Goal - Repeat what the lines below say, word for word, and skip every image.
START Records to process
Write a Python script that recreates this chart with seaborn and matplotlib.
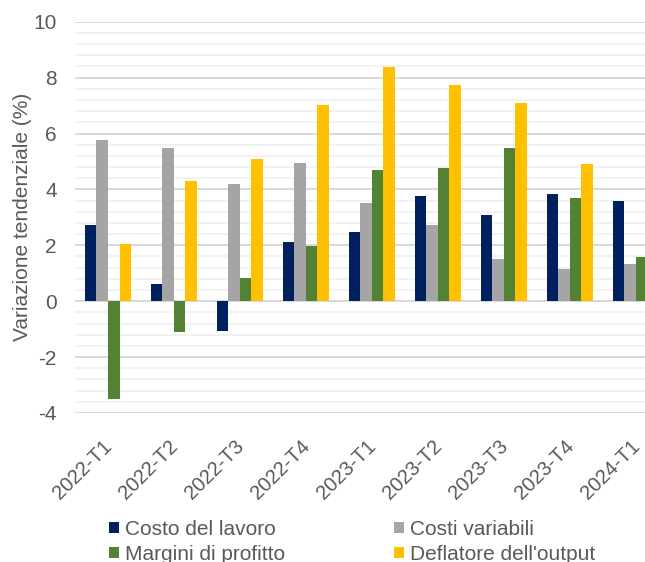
import numpy as np
import pandas as pd
import seaborn as sns
import matplotlib
matplotlib.use("Agg")
import matplotlib.pyplot as plt
from matplotlib.patches import Patch
from matplotlib.ticker import MultipleLocator
import matplotlib.transforms as mtransforms

# Quarterly year-on-year changes (%)
periodi = ["2022-T1", "2022-T2", "2022-T3", "2022-T4", "2023-T1",
           "2023-T2", "2023-T3", "2023-T4", "2024-T1"]
costo_lavoro = [2.71, 0.63, -1.07, 2.11, 2.49, 3.77, 3.09, 3.85, 3.59]
costi_variabili = [5.75, 5.49, 4.20, 4.94, 3.52, 2.73, 1.51, 1.16, 1.32]
margini_profitto = [-3.51, -1.11, 0.82, 1.96, 4.68, 4.75, 5.49, 3.68, 1.59]
deflatore_output = [2.05, 4.31, 5.08, 7.01, 8.38, 7.73, 7.09, 4.92, np.nan]

serie = ["Costo del lavoro", "Costi variabili", "Margini di profitto",
         "Deflatore dell'output"]
colori = ["#002060", "#A5A5A5", "#548235", "#FFC000"]

valori = [costo_lavoro, costi_variabili, margini_profitto, deflatore_output]
df = pd.DataFrame({
    "periodo": np.tile(periodi, len(serie)),
    "serie": np.repeat(serie, len(periodi)),
    "valore": np.concatenate([np.asarray(v, dtype=float) for v in valori]),
})

sns.set_theme(style="white")
plt.rcParams["font.family"] = ["Liberation Sans", "DejaVu Sans"]
plt.rcParams["axes.unicode_minus"] = False
testo = "#595959"

fig = plt.figure(figsize=(6.45, 5.62), dpi=100)
ax = fig.add_axes([75 / 645, 1 - 413 / 562, 593.6 / 645, (413 - 21.7) / 562])

sns.barplot(data=df, x="periodo", y="valore", hue="serie", order=periodi,
            hue_order=serie, palette=colori, width=0.7, gap=0,
            saturation=1, legend=False, ax=ax, errorbar=None,
            edgecolor="none")

ax.set_xlim(-0.5, len(periodi) - 0.5)
ax.set_ylim(-4, 10)
ax.yaxis.set_major_locator(MultipleLocator(2))
ax.yaxis.set_minor_locator(MultipleLocator(0.4))
ax.grid(axis="y", which="major", color="#D9D9D9", linewidth=1.4, zorder=0)
ax.grid(axis="y", which="minor", color="#F2F2F2", linewidth=1.4, zorder=0)
ax.grid(axis="x", which="both", visible=False)
ax.set_axisbelow(True)
ax.axhline(0, color="#D9D9D9", linewidth=1.4, zorder=0.5)
for s in ax.spines.values():
    s.set_visible(False)

ax.tick_params(axis="y", which="both", length=0, pad=13, labelsize=15,
               labelcolor=testo)
ax.tick_params(axis="x", which="both", length=0, pad=22, labelsize=14.5,
               labelcolor=testo)
ax.set_xlabel("")
ax.set_ylabel("Variazione tendenziale (%)", fontsize=15, color=testo)
ax.yaxis.set_label_coords(-0.072, 0.5)

offset = mtransforms.ScaledTranslation(1 / 100, 0, fig.dpi_scale_trans)
for lab in ax.get_xticklabels():
    lab.set_rotation(45)
    lab.set_ha("right")
    lab.set_va("center")
    lab.set_rotation_mode("anchor")
    lab.set_transform(lab.get_transform() + offset)

ordine = [0, 2, 1, 3]
handles = [Patch(facecolor=colori[i], edgecolor="none") for i in ordine]
labels = [serie[i] for i in ordine]
fig.legend(handles, labels, ncol=2, loc="upper left",
           bbox_to_anchor=(109 / 645, 1 - 520 / 562), frameon=False,
           fontsize=15, handlelength=0.48, handleheight=0.48,
           handletextpad=0.27, columnspacing=5.25, labelspacing=0.29,
           borderpad=0, borderaxespad=0, labelcolor=testo)

fig.savefig("out.png", dpi=100)
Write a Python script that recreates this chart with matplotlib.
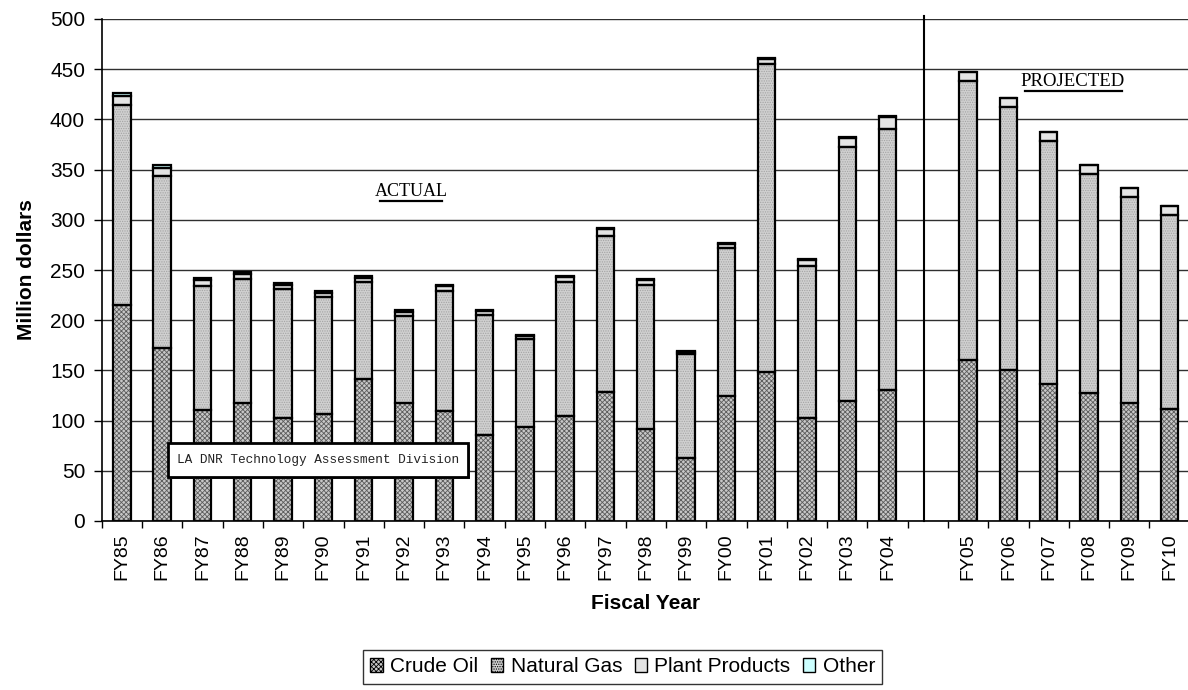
END Records to process
Exercise response -
Write a Python script that recreates this chart with seaborn and matplotlib.
import numpy as np
import pandas as pd
import seaborn as sns
import matplotlib
matplotlib.use("Agg")
import matplotlib.pyplot as plt
from matplotlib.patches import Patch
from matplotlib.ticker import MultipleLocator
import matplotlib.transforms as mtransforms

# Quarterly year-on-year changes (%)
periodi = ["2022-T1", "2022-T2", "2022-T3", "2022-T4", "2023-T1",
           "2023-T2", "2023-T3", "2023-T4", "2024-T1"]
costo_lavoro = [2.71, 0.63, -1.07, 2.11, 2.49, 3.77, 3.09, 3.85, 3.59]
costi_variabili = [5.75, 5.49, 4.20, 4.94, 3.52, 2.73, 1.51, 1.16, 1.32]
margini_profitto = [-3.51, -1.11, 0.82, 1.96, 4.68, 4.75, 5.49, 3.68, 1.59]
deflatore_output = [2.05, 4.31, 5.08, 7.01, 8.38, 7.73, 7.09, 4.92, np.nan]

serie = ["Costo del lavoro", "Costi variabili", "Margini di profitto",
         "Deflatore dell'output"]
colori = ["#002060", "#A5A5A5", "#548235", "#FFC000"]

valori = [costo_lavoro, costi_variabili, margini_profitto, deflatore_output]
df = pd.DataFrame({
    "periodo": np.tile(periodi, len(serie)),
    "serie": np.repeat(serie, len(periodi)),
    "valore": np.concatenate([np.asarray(v, dtype=float) for v in valori]),
})

sns.set_theme(style="white")
plt.rcParams["font.family"] = ["Liberation Sans", "DejaVu Sans"]
plt.rcParams["axes.unicode_minus"] = False
testo = "#595959"

fig = plt.figure(figsize=(6.45, 5.62), dpi=100)
ax = fig.add_axes([75 / 645, 1 - 413 / 562, 593.6 / 645, (413 - 21.7) / 562])

sns.barplot(data=df, x="periodo", y="valore", hue="serie", order=periodi,
            hue_order=serie, palette=colori, width=0.7, gap=0,
            saturation=1, legend=False, ax=ax, errorbar=None,
            edgecolor="none")

ax.set_xlim(-0.5, len(periodi) - 0.5)
ax.set_ylim(-4, 10)
ax.yaxis.set_major_locator(MultipleLocator(2))
ax.yaxis.set_minor_locator(MultipleLocator(0.4))
ax.grid(axis="y", which="major", color="#D9D9D9", linewidth=1.4, zorder=0)
ax.grid(axis="y", which="minor", color="#F2F2F2", linewidth=1.4, zorder=0)
ax.grid(axis="x", which="both", visible=False)
ax.set_axisbelow(True)
ax.axhline(0, color="#D9D9D9", linewidth=1.4, zorder=0.5)
for s in ax.spines.values():
    s.set_visible(False)

ax.tick_params(axis="y", which="both", length=0, pad=13, labelsize=15,
               labelcolor=testo)
ax.tick_params(axis="x", which="both", length=0, pad=22, labelsize=14.5,
               labelcolor=testo)
ax.set_xlabel("")
ax.set_ylabel("Variazione tendenziale (%)", fontsize=15, color=testo)
ax.yaxis.set_label_coords(-0.072, 0.5)

offset = mtransforms.ScaledTranslation(1 / 100, 0, fig.dpi_scale_trans)
for lab in ax.get_xticklabels():
    lab.set_rotation(45)
    lab.set_ha("right")
    lab.set_va("center")
    lab.set_rotation_mode("anchor")
    lab.set_transform(lab.get_transform() + offset)

ordine = [0, 2, 1, 3]
handles = [Patch(facecolor=colori[i], edgecolor="none") for i in ordine]
labels = [serie[i] for i in ordine]
fig.legend(handles, labels, ncol=2, loc="upper left",
           bbox_to_anchor=(109 / 645, 1 - 520 / 562), frameon=False,
           fontsize=15, handlelength=0.48, handleheight=0.48,
           handletextpad=0.27, columnspacing=5.25, labelspacing=0.29,
           borderpad=0, borderaxespad=0, labelcolor=testo)

fig.savefig("out.png", dpi=100)
Write a Python script that recreates this chart with matplotlib.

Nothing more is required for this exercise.